BEGIN EXTRACTED RECORDS
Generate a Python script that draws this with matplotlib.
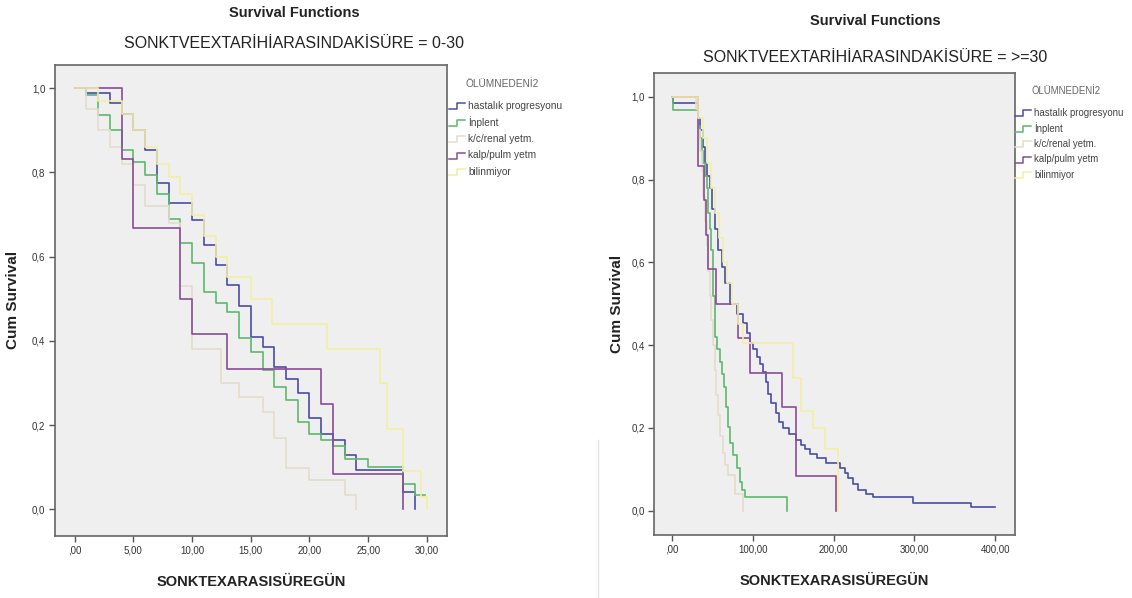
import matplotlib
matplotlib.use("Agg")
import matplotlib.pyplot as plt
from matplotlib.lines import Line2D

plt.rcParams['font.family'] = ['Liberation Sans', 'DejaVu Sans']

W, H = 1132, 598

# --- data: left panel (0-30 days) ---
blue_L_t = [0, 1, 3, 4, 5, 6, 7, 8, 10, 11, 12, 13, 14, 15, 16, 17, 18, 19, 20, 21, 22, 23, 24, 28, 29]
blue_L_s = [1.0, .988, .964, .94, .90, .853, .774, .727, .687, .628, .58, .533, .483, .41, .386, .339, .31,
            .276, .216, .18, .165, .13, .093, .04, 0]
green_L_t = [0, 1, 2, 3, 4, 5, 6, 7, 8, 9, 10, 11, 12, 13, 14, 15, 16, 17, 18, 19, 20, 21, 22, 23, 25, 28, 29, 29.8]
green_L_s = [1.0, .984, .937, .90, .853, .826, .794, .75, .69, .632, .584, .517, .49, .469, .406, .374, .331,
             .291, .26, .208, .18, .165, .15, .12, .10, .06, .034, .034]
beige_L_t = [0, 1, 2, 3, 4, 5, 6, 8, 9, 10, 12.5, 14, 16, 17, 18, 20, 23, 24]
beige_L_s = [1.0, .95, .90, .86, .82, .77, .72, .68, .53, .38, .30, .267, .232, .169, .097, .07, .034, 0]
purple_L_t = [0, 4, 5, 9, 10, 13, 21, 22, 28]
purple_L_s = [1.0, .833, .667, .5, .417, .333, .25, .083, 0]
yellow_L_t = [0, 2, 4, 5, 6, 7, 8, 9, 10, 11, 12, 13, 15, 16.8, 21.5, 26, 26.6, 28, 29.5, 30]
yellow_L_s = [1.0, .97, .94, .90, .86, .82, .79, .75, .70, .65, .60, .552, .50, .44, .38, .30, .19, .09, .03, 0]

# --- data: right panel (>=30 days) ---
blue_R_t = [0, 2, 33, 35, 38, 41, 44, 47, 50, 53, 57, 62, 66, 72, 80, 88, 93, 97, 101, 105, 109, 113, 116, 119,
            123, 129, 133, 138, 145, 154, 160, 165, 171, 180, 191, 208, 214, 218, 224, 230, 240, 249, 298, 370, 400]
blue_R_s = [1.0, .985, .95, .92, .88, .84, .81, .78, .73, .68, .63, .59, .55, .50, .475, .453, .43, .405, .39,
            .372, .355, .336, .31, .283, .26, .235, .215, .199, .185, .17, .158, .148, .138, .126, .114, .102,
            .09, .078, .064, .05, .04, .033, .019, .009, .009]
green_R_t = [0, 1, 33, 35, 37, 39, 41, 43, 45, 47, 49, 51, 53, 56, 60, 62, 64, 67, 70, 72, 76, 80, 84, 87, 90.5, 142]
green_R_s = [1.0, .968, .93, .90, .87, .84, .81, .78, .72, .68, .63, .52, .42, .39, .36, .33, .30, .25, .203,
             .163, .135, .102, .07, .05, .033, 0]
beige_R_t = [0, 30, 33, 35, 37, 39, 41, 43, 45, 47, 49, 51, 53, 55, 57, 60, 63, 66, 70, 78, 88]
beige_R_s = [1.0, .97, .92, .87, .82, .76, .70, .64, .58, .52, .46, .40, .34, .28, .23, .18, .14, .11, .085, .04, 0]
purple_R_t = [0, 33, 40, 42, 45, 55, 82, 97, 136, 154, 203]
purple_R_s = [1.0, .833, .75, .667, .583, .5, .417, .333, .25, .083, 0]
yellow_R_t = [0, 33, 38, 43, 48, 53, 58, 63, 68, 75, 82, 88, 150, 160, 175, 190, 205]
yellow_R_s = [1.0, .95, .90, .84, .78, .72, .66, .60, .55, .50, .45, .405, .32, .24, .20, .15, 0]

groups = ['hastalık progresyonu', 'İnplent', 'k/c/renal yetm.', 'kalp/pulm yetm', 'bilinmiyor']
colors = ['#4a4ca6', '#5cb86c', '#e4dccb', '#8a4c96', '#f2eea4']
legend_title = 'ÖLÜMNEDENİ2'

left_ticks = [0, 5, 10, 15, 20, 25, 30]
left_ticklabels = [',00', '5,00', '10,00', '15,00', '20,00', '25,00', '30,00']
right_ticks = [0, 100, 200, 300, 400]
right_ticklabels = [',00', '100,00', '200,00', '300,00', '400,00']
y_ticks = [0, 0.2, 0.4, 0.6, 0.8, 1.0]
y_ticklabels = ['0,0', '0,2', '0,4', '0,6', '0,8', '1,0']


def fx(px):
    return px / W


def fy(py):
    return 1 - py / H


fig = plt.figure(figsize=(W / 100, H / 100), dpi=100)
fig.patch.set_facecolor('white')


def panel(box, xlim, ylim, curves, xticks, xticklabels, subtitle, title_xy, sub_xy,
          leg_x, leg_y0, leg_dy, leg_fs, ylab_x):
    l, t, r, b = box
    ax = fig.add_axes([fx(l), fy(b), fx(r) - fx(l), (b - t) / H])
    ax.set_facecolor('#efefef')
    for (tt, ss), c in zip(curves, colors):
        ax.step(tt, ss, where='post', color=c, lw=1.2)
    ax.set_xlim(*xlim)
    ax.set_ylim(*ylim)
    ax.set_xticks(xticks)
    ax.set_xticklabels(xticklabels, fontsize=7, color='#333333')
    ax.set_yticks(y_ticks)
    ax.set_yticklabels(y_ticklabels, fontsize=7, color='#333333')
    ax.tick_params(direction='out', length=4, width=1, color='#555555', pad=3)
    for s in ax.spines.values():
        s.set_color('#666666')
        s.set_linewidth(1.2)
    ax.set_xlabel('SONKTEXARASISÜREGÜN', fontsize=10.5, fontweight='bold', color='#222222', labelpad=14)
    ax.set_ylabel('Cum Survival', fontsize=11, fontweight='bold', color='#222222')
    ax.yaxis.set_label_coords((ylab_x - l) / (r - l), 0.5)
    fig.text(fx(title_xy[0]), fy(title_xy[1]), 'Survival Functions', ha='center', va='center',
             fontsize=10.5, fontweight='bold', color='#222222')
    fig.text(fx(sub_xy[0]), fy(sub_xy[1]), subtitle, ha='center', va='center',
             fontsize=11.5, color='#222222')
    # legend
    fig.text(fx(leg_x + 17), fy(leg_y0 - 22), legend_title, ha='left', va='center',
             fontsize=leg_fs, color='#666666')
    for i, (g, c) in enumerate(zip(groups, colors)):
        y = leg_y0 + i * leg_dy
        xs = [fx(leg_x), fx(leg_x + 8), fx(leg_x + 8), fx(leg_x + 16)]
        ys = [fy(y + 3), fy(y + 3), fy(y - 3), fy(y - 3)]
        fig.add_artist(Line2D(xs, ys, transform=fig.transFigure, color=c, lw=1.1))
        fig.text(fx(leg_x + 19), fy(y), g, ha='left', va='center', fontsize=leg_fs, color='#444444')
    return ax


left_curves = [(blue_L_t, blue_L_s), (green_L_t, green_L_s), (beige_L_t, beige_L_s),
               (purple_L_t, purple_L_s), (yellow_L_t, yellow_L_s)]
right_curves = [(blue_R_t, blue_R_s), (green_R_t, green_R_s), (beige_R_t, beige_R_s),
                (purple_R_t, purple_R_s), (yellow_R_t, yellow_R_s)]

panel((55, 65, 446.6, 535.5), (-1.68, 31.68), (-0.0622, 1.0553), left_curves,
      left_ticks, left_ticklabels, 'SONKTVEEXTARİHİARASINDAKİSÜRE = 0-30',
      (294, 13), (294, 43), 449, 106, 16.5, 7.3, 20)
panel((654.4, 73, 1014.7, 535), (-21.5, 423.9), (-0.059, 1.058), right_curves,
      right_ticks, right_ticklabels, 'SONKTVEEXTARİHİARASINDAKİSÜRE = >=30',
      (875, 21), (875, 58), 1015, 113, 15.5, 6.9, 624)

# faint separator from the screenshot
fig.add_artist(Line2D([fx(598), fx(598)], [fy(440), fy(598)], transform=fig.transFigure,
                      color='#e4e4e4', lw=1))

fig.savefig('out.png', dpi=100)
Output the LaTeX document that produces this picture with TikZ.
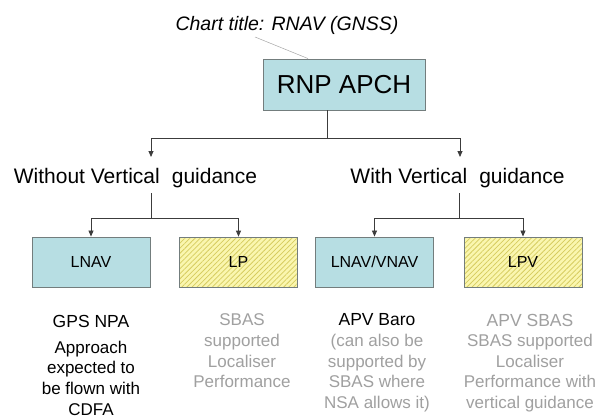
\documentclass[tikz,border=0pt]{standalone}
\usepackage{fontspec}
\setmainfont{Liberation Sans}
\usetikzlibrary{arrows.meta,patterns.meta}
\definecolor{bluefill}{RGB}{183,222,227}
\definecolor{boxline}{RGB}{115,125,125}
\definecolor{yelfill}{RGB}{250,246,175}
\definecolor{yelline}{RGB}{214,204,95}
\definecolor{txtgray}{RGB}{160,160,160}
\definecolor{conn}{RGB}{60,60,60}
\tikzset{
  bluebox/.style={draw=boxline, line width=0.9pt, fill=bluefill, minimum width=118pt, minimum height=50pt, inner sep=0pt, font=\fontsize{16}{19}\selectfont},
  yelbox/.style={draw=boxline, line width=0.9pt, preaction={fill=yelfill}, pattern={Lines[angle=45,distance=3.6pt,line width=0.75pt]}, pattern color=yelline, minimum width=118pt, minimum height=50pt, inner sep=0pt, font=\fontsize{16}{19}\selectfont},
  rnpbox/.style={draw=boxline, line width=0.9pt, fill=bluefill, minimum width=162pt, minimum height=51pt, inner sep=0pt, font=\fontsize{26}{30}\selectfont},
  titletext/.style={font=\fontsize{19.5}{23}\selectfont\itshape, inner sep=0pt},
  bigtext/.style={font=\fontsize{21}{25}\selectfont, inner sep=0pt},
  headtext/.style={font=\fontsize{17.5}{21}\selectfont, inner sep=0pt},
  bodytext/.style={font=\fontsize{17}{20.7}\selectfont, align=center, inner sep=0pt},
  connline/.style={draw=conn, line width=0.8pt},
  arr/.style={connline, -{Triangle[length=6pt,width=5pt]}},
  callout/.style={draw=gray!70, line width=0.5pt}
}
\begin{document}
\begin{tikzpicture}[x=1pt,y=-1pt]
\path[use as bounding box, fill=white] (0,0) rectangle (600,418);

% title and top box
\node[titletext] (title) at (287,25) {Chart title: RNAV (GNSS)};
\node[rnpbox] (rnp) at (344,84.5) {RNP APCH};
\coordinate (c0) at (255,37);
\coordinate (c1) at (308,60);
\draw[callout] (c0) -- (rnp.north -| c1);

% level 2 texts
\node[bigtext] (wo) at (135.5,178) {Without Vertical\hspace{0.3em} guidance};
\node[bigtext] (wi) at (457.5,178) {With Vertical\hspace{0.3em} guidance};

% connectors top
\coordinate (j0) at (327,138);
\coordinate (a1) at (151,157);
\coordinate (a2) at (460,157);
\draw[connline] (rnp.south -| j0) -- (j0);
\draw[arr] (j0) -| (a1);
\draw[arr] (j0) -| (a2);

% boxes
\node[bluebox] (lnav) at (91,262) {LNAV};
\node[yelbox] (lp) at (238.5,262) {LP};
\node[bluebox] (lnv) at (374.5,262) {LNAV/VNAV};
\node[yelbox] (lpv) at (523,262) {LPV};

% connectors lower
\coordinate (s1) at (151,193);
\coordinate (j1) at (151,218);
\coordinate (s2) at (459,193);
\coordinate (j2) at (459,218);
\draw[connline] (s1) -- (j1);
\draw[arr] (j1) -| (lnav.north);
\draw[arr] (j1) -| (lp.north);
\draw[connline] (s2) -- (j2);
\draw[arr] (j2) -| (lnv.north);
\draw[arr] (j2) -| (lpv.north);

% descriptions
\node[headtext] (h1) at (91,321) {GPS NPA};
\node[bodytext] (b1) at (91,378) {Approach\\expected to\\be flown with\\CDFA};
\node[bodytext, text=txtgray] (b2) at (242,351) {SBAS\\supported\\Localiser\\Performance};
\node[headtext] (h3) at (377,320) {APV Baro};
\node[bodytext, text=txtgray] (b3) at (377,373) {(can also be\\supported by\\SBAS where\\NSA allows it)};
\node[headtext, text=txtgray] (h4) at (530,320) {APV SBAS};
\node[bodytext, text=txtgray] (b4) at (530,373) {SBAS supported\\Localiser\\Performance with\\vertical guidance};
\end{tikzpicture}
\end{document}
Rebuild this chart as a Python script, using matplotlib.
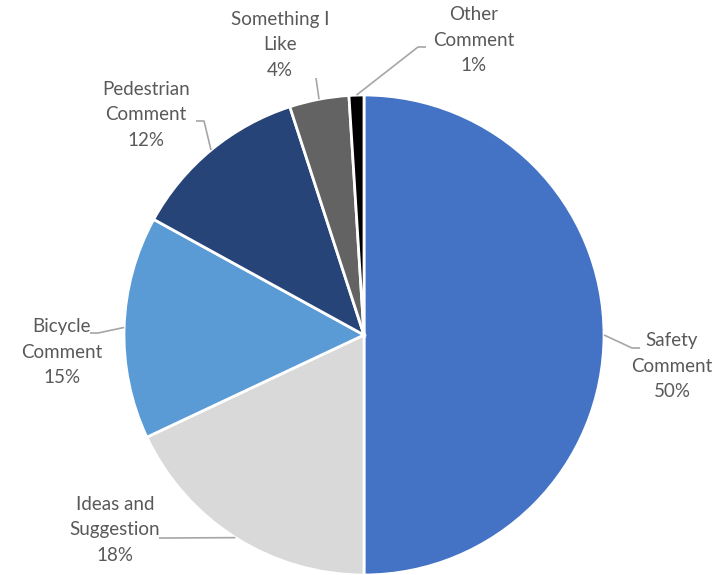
END EXTRACTED RECORDS
[WHAT THE TASK REQUIRES] Give again exactly the lines running from the beginning of the material above through the line that contains "W, H = 1132, 598", and leave out every picture.

[RESPONSE]
Generate a Python script that draws this with matplotlib.
import matplotlib
matplotlib.use("Agg")
import matplotlib.pyplot as plt
from matplotlib.lines import Line2D

plt.rcParams['font.family'] = ['Liberation Sans', 'DejaVu Sans']

W, H = 1132, 598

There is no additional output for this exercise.